Females tend to read alot into things...when nothing really exists. A good rule of thumb in life is "deal with what is" - don't project, assume, don't read into actions or statements, and don't judge people by intentions - act on and use as fact "what is".
IF he asked to meet to get his project material back or whatever it was - that is really al he wants. He didn't ask to meet up because he misses your face, or wants to see if you miss him,or to see if possibilities exist. He wants his stuff back....and if all he gets is his stuff back taht he asked for and he politely thanks you and moves on - you have his respect for conducting yourself like and adult - and you have your self-respect for conducting yourself like a responsible adult.

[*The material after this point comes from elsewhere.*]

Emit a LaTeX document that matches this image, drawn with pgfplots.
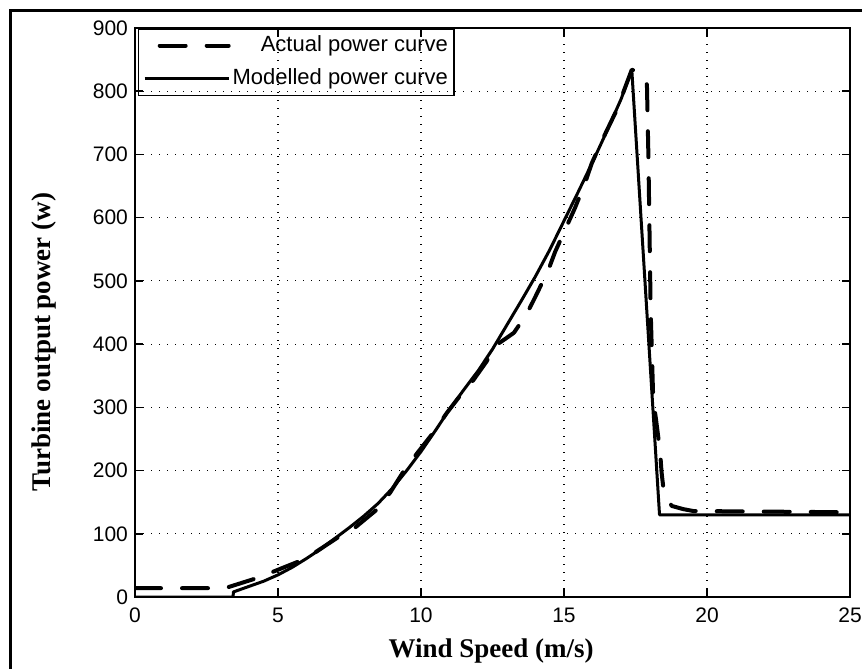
\documentclass[border=0pt]{standalone}
\usepackage{pgfplots}
\pgfplotsset{compat=1.18}
\usepackage{fontspec}
\setmainfont{Liberation Sans}
\newfontfamily\tnr{Liberation Serif}

\pgfplotstableread{
x y
0 0
3.43 0
3.44 8
4.0 17
4.5 25
5.0 35
5.5 47
6.0 61
6.5 76
7.0 93
7.5 110
8.0 128
8.5 148
9.0 172
9.5 200
10.0 230
10.5 263
11.0 297
11.5 328
12.0 358
12.5 392
13.0 430
13.5 468
14.0 507
14.5 549
15.0 595
15.5 641
16.0 688
16.5 737
17.0 788
17.37 834
18.34 130
25 130
}\modelled

\pgfplotstableread{
x y
0 14
3.15 14
4.13 28
4.72 38
5.71 56
6.35 72
7.05 93
7.7 110
8.45 138
8.92 165
9.38 198
9.91 230
10.43 260
10.9 291
11.36 318
11.83 343
12.3 373
12.55 396
13.0 410
13.25 418
13.7 448
14.0 475
14.45 517
14.69 546
15.09 586
15.38 615
15.73 654
15.97 686
16.37 726
16.84 770
17.37 834
17.6 831
17.78 823
17.9 810
17.95 700
18.03 454
18.12 312
18.22 280
18.36 230
18.41 198
18.47 174
18.59 156
18.77 144
19.17 139
19.52 136
25 134
}\actual

\begin{document}
\begin{tikzpicture}
\useasboundingbox (0,0) rectangle (431pt,334.5pt);
\draw[line width=1.5pt] (5pt,-10pt) -- (5pt,329pt) -- (445pt,329pt);
\begin{axis}[
    at={(67.5pt,36pt)}, anchor=south west,
    scale only axis, width=357.5pt, height=284.5pt,
    xmin=0, xmax=25, ymin=0, ymax=900,
    xtick={0,5,...,25}, ytick={0,100,...,900},
    tick pos=both, tick align=inside, major tick length=4pt,
    axis line style={line width=0.9pt},
    tick style={line width=0.8pt, black},
    grid=major,
    major grid style={black, line width=0.6pt, dash pattern=on 0.6pt off 3.4pt},
    ticklabel style={font=\fontsize{10.5}{11.5}\selectfont},
    xticklabel style={yshift=-2pt},
    /pgf/number format/assume math mode=true,
    xlabel={Wind Speed (m/s)},
    xlabel style={font=\fontsize{13.5}{15}\selectfont\tnr\bfseries,
        at={(axis description cs:0.498,-0.107)}, anchor=base},
    ylabel={Turbine output power (w)},
    ylabel style={font=\fontsize{13.5}{15}\selectfont\tnr\bfseries,
        at={(axis description cs:-0.127,0.448)}, anchor=center},
    legend image code/.code={\draw[#1] (0pt,0pt) -- (42pt,0pt);},
    legend cell align=right,
    legend style={at={(axis description cs:0.004,1)}, anchor=north west,
        draw=black, line width=0.8pt, fill=none,
        font=\fontsize{11}{13}\selectfont,
        inner xsep=2pt, inner ysep=0pt, row sep=0pt,
        nodes={text height=8pt, text depth=2.5pt, inner ysep=3.1pt, inner xsep=1pt}},
]
\addplot[black, line width=2pt, line cap=round, line join=round,
    dash pattern=on 13pt off 10.5pt,
    legend image post style={dash phase=16pt}]
    table {\actual};
\addlegendentry{Actual power curve}
\addplot[black, line width=1.5pt, line join=round,
    legend image post style={line width=1.5pt}]
    table {\modelled};
\addlegendentry{Modelled power curve}
\end{axis}
\end{tikzpicture}
\end{document}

If you meet up, hand him his project material and he says "oh, I thought that maybe you'd bring the letters, and flowers, etc. that you preserved of our relationship" - you can THEN know that he's not a very good communicator but he is thinking fo "something _ and you can ask him specifically what that "something" is.
Erin
quickblade14@hotmail.com
i know he doesn't care anymore, and that doesn't bother me. i think i'm more upset at the loss of companionship and security than the loss of him as a person.
before, i was just scared that this would be my only relationship - that i'd never find someone who's perfect for me, etc. etc. blah blah blah.
now that i'm past all of those insecurities, i am just trying to forget the pain of rejection...
i didn't mean to be rude to you, it's just that i felt misunderstood, and in turn, i misunderstood you guys as well.
thank you so much for the support. i'm glad that i'm healing, and i'm so glad that each day i'm more and more over him...it's just hard to not feel sadness when i read how he honestly USED to love me.
anyways, thanks so much for advising me against it. if he wants that stuff, he can specify for it. i'm not going to go out of my way for him anymore.